Protecting Religious Freedom

June 18, 2020

Madam President:

Reserving the right to object, there is a single thread that runs through the Supreme Court’s decision in the Bostock case earlier this week and all the way through the legislation now under discussion on the Senate floor.

That principle deals with non-discrimination.

The principle that, as Americans, we believe that people shouldn’t be treated differently on the basis of factors, characteristics, traits that have nothing to do with their job.

I think most Americans can agree with that, and I think most Americans can agree that an individual shouldn’t face such discrimination in the workplace based on his or her sexual orientation.

The important thing that we have to remember is that much of where the law is found and much of what we can perceive from a position of justice and equality and fairness relates to where the exceptions are found.

I’ve got two principle concerns with this legislation that are also shared by the Bostock ruling.

The first relates to exceptions related to religious employers. Neither the Bostock decision nor the Equality Act takes the care to ensure that religious employers will be treated fairly under this approach to be. We need to be mindful of the need of a religious employer to maintain its doctrine and its teachings not only in the hiring of its ministers but also in the hiring of other people who work toward moving forward that religious institutions teachings in the way they live their lives, in their beliefs, and their willingness to teach those things to others. This legislation doesn’t do that, and I think any legislation that we move forward on this needs to have it.

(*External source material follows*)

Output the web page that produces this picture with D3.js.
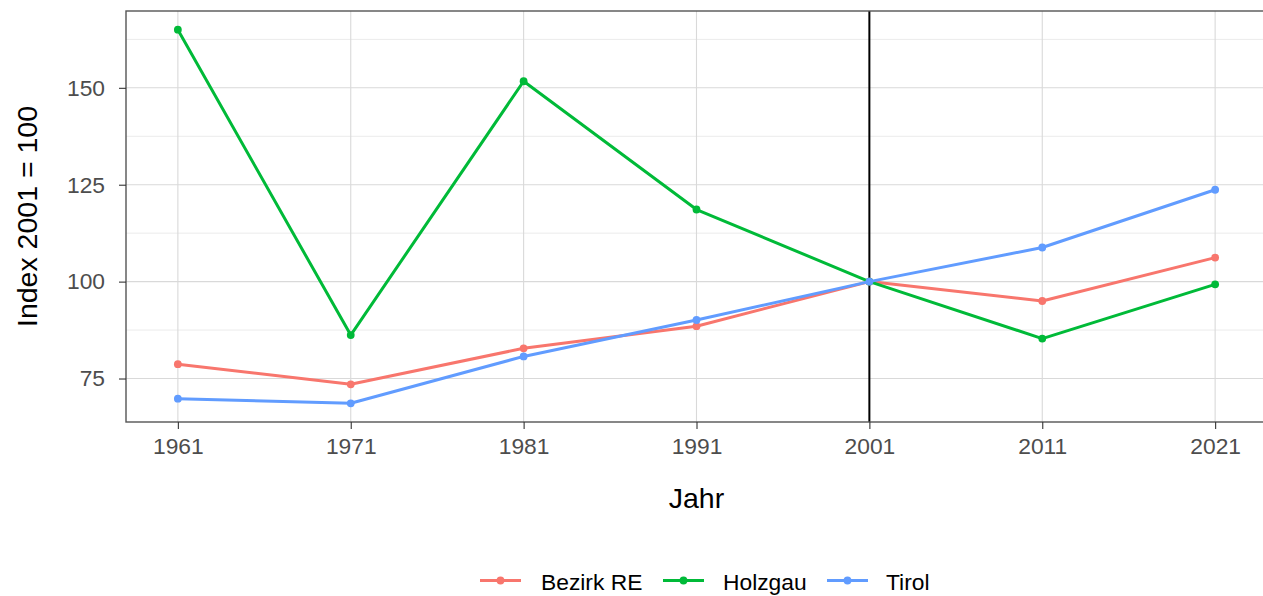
<!DOCTYPE html>
<html><head><meta charset="utf-8">
<script src="https://cdn.jsdelivr.net/npm/d3@7"></script>
<style>body{margin:0;background:#fff;} svg{display:block;font-family:"Liberation Sans",Arial,sans-serif;}</style>
</head><body>
<svg id="c" width="1263" height="596"></svg>
<script>
const years = [1961, 1971, 1981, 1991, 2001, 2011, 2021];
const seriesNames = ["Bezirk RE", "Holzgau", "Tirol"];
const bezirkRE = [78.7, 73.5, 82.8, 88.5, 100, 95.0, 106.2];
const holzgau = [165.0, 86.2, 151.7, 118.6, 100, 85.3, 99.3];
const tirol = [69.8, 68.6, 80.7, 90.1, 100, 108.8, 123.7];
const colors = ["#F8766D", "#00BA38", "#619CFF"];
const yTicks = [75, 100, 125, 150];
const yMinor = [87.5, 112.5, 137.5, 162.5];
const refYear = 2001;

const series = [bezirkRE, holzgau, tirol].map((v, i) => ({name: seriesNames[i], color: colors[i], values: v}));

const svg = d3.select("#c");
const L = 126, R = 1267, T = 11, B = 422;
const allV = series.flatMap(s => s.values);
const vmin = d3.min(allV), vmax = d3.max(allV), pad = (vmax - vmin) * 0.05;
const x = d3.scaleLinear().domain([1958, 2024]).range([L, R]);
const y = d3.scaleLinear().domain([vmin - pad, vmax + pad]).range([B, T]);

const g = svg.append("g");
g.selectAll(".ymin").data(yMinor).join("line")
  .attr("x1", L).attr("x2", R).attr("y1", d => y(d)).attr("y2", d => y(d))
  .attr("stroke", "#ebebeb").attr("stroke-width", 1);
g.selectAll(".ymaj").data(yTicks).join("line")
  .attr("x1", L).attr("x2", R).attr("y1", d => y(d)).attr("y2", d => y(d))
  .attr("stroke", "#d9d9d9").attr("stroke-width", 1.1);
g.selectAll(".xmaj").data(years).join("line")
  .attr("x1", d => x(d)).attr("x2", d => x(d)).attr("y1", T).attr("y2", B)
  .attr("stroke", "#d9d9d9").attr("stroke-width", 1.1);

g.append("line").attr("x1", x(refYear)).attr("x2", x(refYear)).attr("y1", T).attr("y2", B)
  .attr("stroke", "#000").attr("stroke-width", 2);

const line = d3.line().x((d, i) => x(years[i])).y(d => y(d));
series.forEach(s => {
  g.append("path").attr("d", line(s.values)).attr("fill", "none")
    .attr("stroke", s.color).attr("stroke-width", 3).attr("stroke-linejoin", "round");
  g.selectAll(null).data(s.values).join("circle")
    .attr("cx", (d, i) => x(years[i])).attr("cy", d => y(d)).attr("r", 3.9).attr("fill", s.color);
});

svg.append("rect").attr("x", L).attr("y", T).attr("width", R - L).attr("height", B - T)
  .attr("fill", "none").attr("stroke", "#555").attr("stroke-width", 1.4);

const xAxis = d3.axisBottom(x).tickValues(years).tickFormat(d3.format("d")).tickSize(7).tickPadding(9);
const ax = svg.append("g").attr("transform", `translate(0,${B})`).call(xAxis);
ax.attr("font-size", null).attr("font-family", null);
ax.select(".domain").remove();
ax.selectAll(".tick line").attr("stroke", "#333").attr("stroke-width", 1.1);
ax.selectAll(".tick text").attr("fill", "#4d4d4d").style("font-size", "22.8px");

const yAxis = d3.axisLeft(y).tickValues(yTicks).tickSize(7).tickPadding(14);
const ay = svg.append("g").attr("transform", `translate(${L},0)`).call(yAxis);
ay.attr("font-size", null).attr("font-family", null);
ay.select(".domain").remove();
ay.selectAll(".tick line").attr("stroke", "#333").attr("stroke-width", 1.1);
ay.selectAll(".tick text").attr("fill", "#4d4d4d").style("font-size", "22.8px");

svg.append("text").attr("x", (L + R) / 2).attr("y", 508).attr("text-anchor", "middle")
  .style("font-size", "28.5px").attr("fill", "#000").text("Jahr");
svg.append("text").attr("transform", `translate(37,${(T + B) / 2}) rotate(-90)`).attr("text-anchor", "middle")
  .style("font-size", "28.5px").attr("fill", "#000").text("Index 2001 = 100");

const legKeyX = [480, 663, 827];
const legTextX = [541, 723, 886];
const lg = svg.append("g");
series.forEach((s, i) => {
  const lx = legKeyX[i], ly = 580.5;
  lg.append("line").attr("x1", lx).attr("x2", lx + 41).attr("y1", ly).attr("y2", ly)
    .attr("stroke", s.color).attr("stroke-width", 3);
  lg.append("circle").attr("cx", lx + 20.5).attr("cy", ly).attr("r", 3.9).attr("fill", s.color);
  lg.append("text").attr("x", legTextX[i]).attr("y", 589.5).style("font-size", "22.8px").attr("fill", "#000").text(s.name);
});
</script>
</body></html>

Secondly, neither this legislation nor the Bostock decision takes into account some significant distinctions between sexual orientation on the one hand, and gender identity on the other. In the case of gender identity, the law needs to take into account certain questions regarding what impact the law might have on girls and women’s restrooms and locker rooms, girls and women’s athletics, single-sex safe places for people who are for example the victims of domestic or sexual abuse.

This law like the Bostock decision doesn’t operate with a lot of precision and sort of takes a meat clever to the issue without taking into account exceptions for religious entities and distinctions between sexual orientation and gender identity. On that basis, I have concerns.

Noting that I’ve got some colleagues who want to speak to this issue at all, I decline to object as of this moment.